Should You Be Tricking Customers To Grow Your Retail Sales?
By Bob Phibbs
I was waiting for the snow to clear, de-icing to commence and basically to get to Florida last fall when I picked up United's in-flight magazine Hemispheres.
It featured a profile on Brian Wansink's work to get kids to eat better in the school cafeteria. It was a fascinating study of how humans behave.
Yes, students are humans.
Wansink placed fruit in attractive bowls by the cash register, and create signs urging kids to eat it. The school lunch manager Charlene O’Connor was skeptical. “It sounded too easy,” she says. “If they weren’t going to take fruit in the middle of the cafeteria line, why would they take it at the end?”
Still, she was willing to give it a shot, and put Wansink’s suggestions into practice. Two months later, in March, she sold more than 1,000 pieces of fruit—four times what the school had sold the previous December."
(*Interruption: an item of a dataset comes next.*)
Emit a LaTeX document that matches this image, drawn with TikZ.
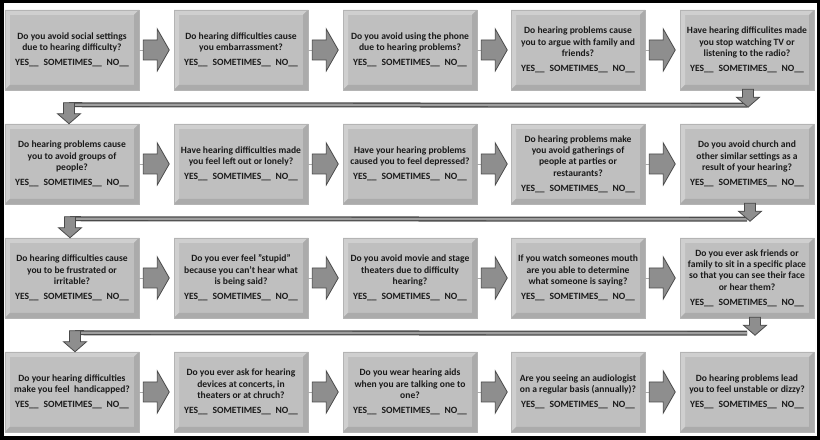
\documentclass[tikz,border=0pt]{standalone}
\usepackage{fontspec}
\setmainfont{Carlito}
\usetikzlibrary{calc}

\definecolor{boxgray}{HTML}{BFBFBF}
\definecolor{boxlight}{HTML}{CFCFCF}
\definecolor{boxdark}{HTML}{ABABAB}
\definecolor{boxedge}{HTML}{B4B4B4}
\definecolor{arrgray}{HTML}{8E8E8E}
\definecolor{arredge}{HTML}{4A4A4A}
\definecolor{txtgray}{HTML}{1A1A1A}

\newcommand{\bevelbox}{%
\path (path picture bounding box.south west) coordinate (sw)
      (path picture bounding box.north east) coordinate (ne);
\fill[boxlight] (sw) -- (sw|-ne) -- (ne) -- ($(ne)+(-5,-5)$) -- ($(sw|-ne)+(5,-5)$) -- ($(sw)+(5,5)$) -- cycle;
\fill[boxdark] (sw) -- (ne|-sw) -- (ne) -- ($(ne)+(-5,-5)$) -- ($(ne|-sw)+(-5,5)$) -- ($(sw)+(5,5)$) -- cycle;
}
\newcommand{\answers}{\\[3.5pt]YES\_\_\enspace SOMETIMES\_\_\enspace NO\_\_}

% right block arrow after a box
\newcommand{\rightblock}[1]{%
\draw[boxdark, line width=.6bp] (#1.east) -- ++(4,0);
\draw[blockarr] ($(#1.east)+(4,-10)$) -- ++(14,0) -- ++(0,-11) -- ++(12,21) -- ++(-12,21) -- ++(0,-11) -- ++(-14,0) -- cycle;
}
% down block arrow, tip given, shaft length
\newcommand{\downblock}[2]{%
\draw[blockarr] #1 -- ++(-11.5,10) -- ++(6,0) -- ++(0,#2) -- ++(11,0) -- ++(0,-#2) -- ++(6,0) -- cycle;
}

\tikzset{
  qbox/.style={rectangle, minimum width=134bp, minimum height=80bp, inner sep=0pt,
    fill=boxgray, draw=boxedge, line width=.5bp, align=center, text=txtgray,
    font=\bfseries\fontsize{9.6}{11.5}\selectfont, path picture={\bevelbox}},
  blockarr/.style={fill=arrgray, draw=arredge, line width=.8bp, line join=miter},
  retline/.style={draw=arredge, double=arrgray!85, line width=1.3bp, double distance=2.4bp}
}

\begin{document}
\begin{tikzpicture}[x=1bp, y=1bp]
\useasboundingbox (0,0) rectangle (820,440);
\fill[white] (0,0) rectangle (820,440);
\draw[line width=3.5bp] (1.75,1.75) rectangle (818.25,438.25);

% row 1
\node[qbox] (q1) at (72,390) {Do you avoid social settings\\due to hearing difficulty?\answers};
\node[qbox] (q2) at (241,390) {Do hearing difficulties cause\\you embarrassment?\answers};
\node[qbox] (q3) at (410,390) {Do you avoid using the phone\\due to hearing problems?\answers};
\node[qbox] (q4) at (578,390) {Do hearing problems cause\\you to argue with family and\\friends?\answers};
\node[qbox] (q5) at (747,390) {Have hearing difficulites made\\you stop watching TV or\\listening to the radio?\answers};

% row 2
\node[qbox] (q6) at (72,276) {Do hearing problems cause\\you to avoid groups of\\people?\answers};
\node[qbox] (q7) at (241,276) {Have hearing difficulties made\\you feel left out or lonely?\answers};
\node[qbox] (q8) at (410,276) {Have your hearing problems\\caused you to feel depressed?\answers};
\node[qbox] (q9) at (578,276) {Do hearing problems make\\you avoid gatherings of\\people at parties or\\restaurants?\answers};
\node[qbox] (q10) at (747,276) {Do you avoid church and\\other similar settings as a\\result of your hearing?\answers};

% row 3
\node[qbox] (q11) at (72,162) {Do hearing difficulties cause\\you to be frustrated or\\irritable?\answers};
\node[qbox] (q12) at (241,162) {Do you ever feel "stupid"\\because you can't hear what\\is being said?\answers};
\node[qbox] (q13) at (410,162) {Do you avoid movie and stage\\theaters due to difficulty\\hearing?\answers};
\node[qbox] (q14) at (578,162) {If you watch someones mouth\\are you able to determine\\what someone is saying?\answers};
\node[qbox] (q15) at (747,162) {Do you ever ask friends or\\family to sit in a specific place\\so that you can see their face\\or hear them?\answers};

% row 4
\node[qbox] (q16) at (72,48) {Do your hearing difficulties\\make you feel\ \ handicapped?\answers};
\node[qbox] (q17) at (241,48) {Do you ever ask for hearing\\devices at concerts, in\\theaters or at chruch?\answers};
\node[qbox] (q18) at (410,48) {Do you wear hearing aids\\when you are talking one to\\one?\answers};
\node[qbox] (q19) at (578,48) {Are you seeing an audiologist\\on a regular basis (annually)?\answers};
\node[qbox] (q20) at (747,48) {Do hearing problems lead\\you to feel unstable or dizzy?\answers};

\foreach \q in {q1,q2,q3,q4,q6,q7,q8,q9,q11,q12,q13,q14,q16,q17,q18,q19}
  {\rightblock{\q}}

% back to the next row
\draw[retline] ($(q5.south)+(0,-15)$) -- ($(q6.north)+(-3,19)$);
\downblock{($(q5.south)+(1,-17)$)}{8}
\downblock{($(q6.north)+(-3,0)$)}{11}

\draw[retline] ($(q10.south)+(0,-15)$) -- ($(q11.north)+(-2,19)$);
\downblock{($(q10.south)+(3,-17)$)}{8}
\downblock{($(q11.north)+(-2,0)$)}{11}

\draw[retline] ($(q15.south)+(0,-15)$) -- ($(q16.north)+(3,19)$);
\downblock{($(q15.south)+(8,-17)$)}{8}
\downblock{($(q16.north)+(3,0)$)}{11}
\end{tikzpicture}
\end{document}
Could understanding how human behavior helps students eat better help you sell more products in your retail store?
It's about noticing how humans behave.
Contrast that curiosity in where we place the add-ons (the fruit) to a call I received a couple months ago from a reporter from a local station looking to feature my YouTube video on How Servers Can Get Better Tips.
I came to find out the reporter wanted me to talk about the secrets servers use to get you to tip them. "Not interested," I said and hung up.
How about the CNBC special on Supermarkets Inc purporting to show you how grocery stores "trick" you with canned soup, aisles divided in two and more?
Is it really trickery?
Or understanding human shopping behaviors? I believe the latter.
What's missing in retail, hospitality and food service businesses these days is that inquiry into the psychology of why people do what they do.
Sure mobile technology is out to make us into rats clicking our smartphones for the cheese (discount or reward points) but few are looking at simple reasons we buy.
The right combination of products...
The placement of ancillary items that makes a system for haircare, a system for putting down a floor, a dazzling diamond ensemble...
The curve of the display tables so there are no sharp edges...
The overhead lighting to make the merchandise pop...
The customer's path through the store that draws them deeper.
All of it entices or overwhelms customers.
That, in turn, keeps them from buying or invites them to buy it. That day. At full price. From you.